For Vietnam’s central planners, the timing was terrible when China announced it would no longer build coal-fired power projects abroad.

In early September, an updated energy blueprint for the Southeast Asian nation unexpectedly sacrificed renewables through 2045 in favor of continued heavy reliance on coal, the single largest source of greenhouse gases that cause global warming.

Critical letters to Vietnam’s leaders followed. The World Bank and United Nations labeled the draft at odds with the government’s stated goals of promoting sustainable power sources. Local environmental groups wrote that the plan, if approved, would leave Vietnam isolated and “will be very unfavorable for the Vietnamese delegation” at the COP26 climate talks.

Amid this debate, China, a leading source of public financing and construction know-how for coal-fired generators, pledged to no longer build coal projects overseas, undercutting a pipeline of dozens of power plants in developing countries, including Vietnam.

The announcement by Chinese President Xi Jinping has been hailed as a breakthrough ahead of critical climate negotiations by world leaders from Oct. 31 to Nov. 12 in Glasgow, Scotland. But it has also renewed attention on the thorny question of how to coax economies that had bet on fossil fuels to power development toward a faster adoption of wind, solar and other renewable sources.

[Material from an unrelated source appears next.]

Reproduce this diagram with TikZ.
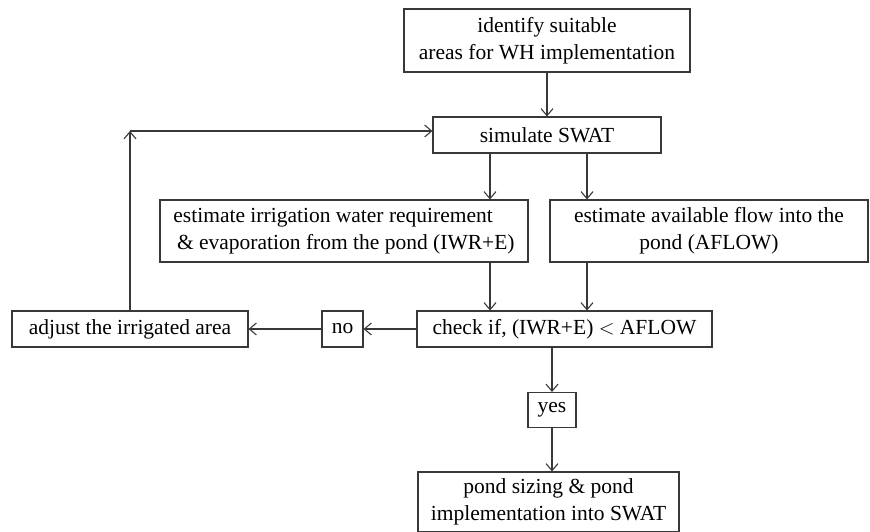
\documentclass[tikz,border=0pt]{standalone}
\usepackage{fontspec}
\setmainfont{Liberation Serif}
\usepackage{tikz}
\usetikzlibrary{arrows.meta}

\begin{document}
\begin{tikzpicture}[x=1pt,y=-1pt,font=\fontsize{21.5}{27}\selectfont]
\tikzstyle{box}=[draw=black!78,line width=1.1pt,inner sep=0pt,align=center]
\tikzstyle{arr}=[draw=black!78,line width=1.1pt,-{Straight Barb[length=7pt,width=12pt]}]
\useasboundingbox (0,0) rectangle (870,532);
\node [box,minimum width=286pt,minimum height=63pt] (ident) at (547,40.5) {identify suitable\\areas for WH implementation};
\node [box,minimum width=228pt,minimum height=36pt] (sim) at (547,135) {simulate SWAT};
\node [box,minimum width=368pt,minimum height=62pt,align=left] (irr) at (344,231) {estimate irrigation water requirement\\\,\& evaporation from the pond (IWR+E)};
\node [box,minimum width=318pt,minimum height=62pt] (aflow) at (709,231) {estimate available flow into the\\pond (AFLOW)};
\node [box,minimum width=295pt,minimum height=36pt] (check) at (564.5,329) {check if, (IWR+E) $<$ AFLOW};
\node [box,minimum width=41pt,minimum height=36pt] (no) at (342.5,329) {no};
\node [box,minimum width=236pt,minimum height=36pt] (adjust) at (130,329) {adjust the irrigated area};
\node [box,minimum width=48pt,minimum height=35pt] (yes) at (552,410) {yes};
\node [box,minimum width=261pt,minimum height=60pt] (pond) at (548.5,502) {pond sizing \& pond\\implementation into SWAT};
% helper points for the connectors
\coordinate (lx) at (490,0);
\coordinate (rx) at (587,0);
\coordinate (corner) at (130,131);
\draw [arr] (ident.south) -- (sim.north);
\draw [arr] (lx |- sim.south) -- (lx |- irr.north);
\draw [arr] (rx |- sim.south) -- (rx |- aflow.north);
\draw [arr] (lx |- irr.south) -- (lx |- check.north);
\draw [arr] (rx |- aflow.south) -- (rx |- check.north);
\draw [arr] (check.west) -- (no.east);
\draw [arr] (no.west) -- (adjust.east);
\draw [arr] (adjust.north) -- (corner);
\draw [arr] (corner) -- (corner -| sim.west);
\draw [arr] (yes |- check.south) -- (yes.north);
\draw [arr] (yes.south) -- (yes |- pond.north);
\end{tikzpicture}
\end{document}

Even as richer nations look to drive down carbon emissions to net-zero, many low- and middle-income nations remain hesitant to set similarly stringent targets, in part because doing so would mean abandoning often the most readily available source of electricity: coal.

That reluctance is a problem for any hopes of a global solution to the climate crisis in Glasgow. In a May report, the International Energy Agency made clear that an immediate phaseout of coal would be essential for reaching net zero by the middle of the century, a goal seen as necessary to keep global temperature rises below 1.5 degrees Celsius (2.7 degrees Fahrenheit) over preindustrial levels.

The envisioned global moratorium will depend largely on China, which consumes more than half the world’s annual output of the black rock. As part of goals to peak carbon dioxide emissions before 2030 and reach carbon neutrality by 2060, Xi has said China will “strictly control” coal use and begin a phase-down after 2025 but has stopped short of banning projects.

Beyond China’s borders, its institutions have supported coal’s continued use by becoming the lender of last resort for plants abandoned by Japanese and South Korean banks.

In Vietnam, after Mitsubishi pulled out of the 2-gigawatt third stage of the Vinh Tan power station in Binh Thuan province on the southern coast, state-backed media reported talks with China Southern Power Grid to take over.

The project is among nearly 19 gigawatts of planned coal capacity under Vietnam’s current draft plan that are at high risk of not coming to fruition, according to the Institute for Energy Economics and Financial Analysis, a nonprofit.

The mounting financial difficulties for projects meant that official sign-off on Vietnam’s power plan, expected in mid-October, never came. Climate activists expect that criticism and Xi’s decisions had made reliance on fossil fuels no longer tenable.

While the timing of China’s move was a surprise, the trend of reduced investment in coal had long been clear, said Nguyen Thi Hang, manager of the just energy transition program at Green Innovation and Development Center, a Vietnamese nonprofit.

“Transition in the power sector can only happen if it goes together with the transformation of the whole economy,” but as yet Vietnam lacks the political will and social consensus to put green development first, Nguyen said. “It will definitely take place, the question is just when.”

Similar debates about how to replace coal with renewables are taking place in other countries that have been leading recipients of Chinese energy finance. Since China’s Belt and Road infrastructure investment program was announced in 2013, low- and middle-income nations have taken ready advantage of easier access to Chinese financing to upgrade their power sectors.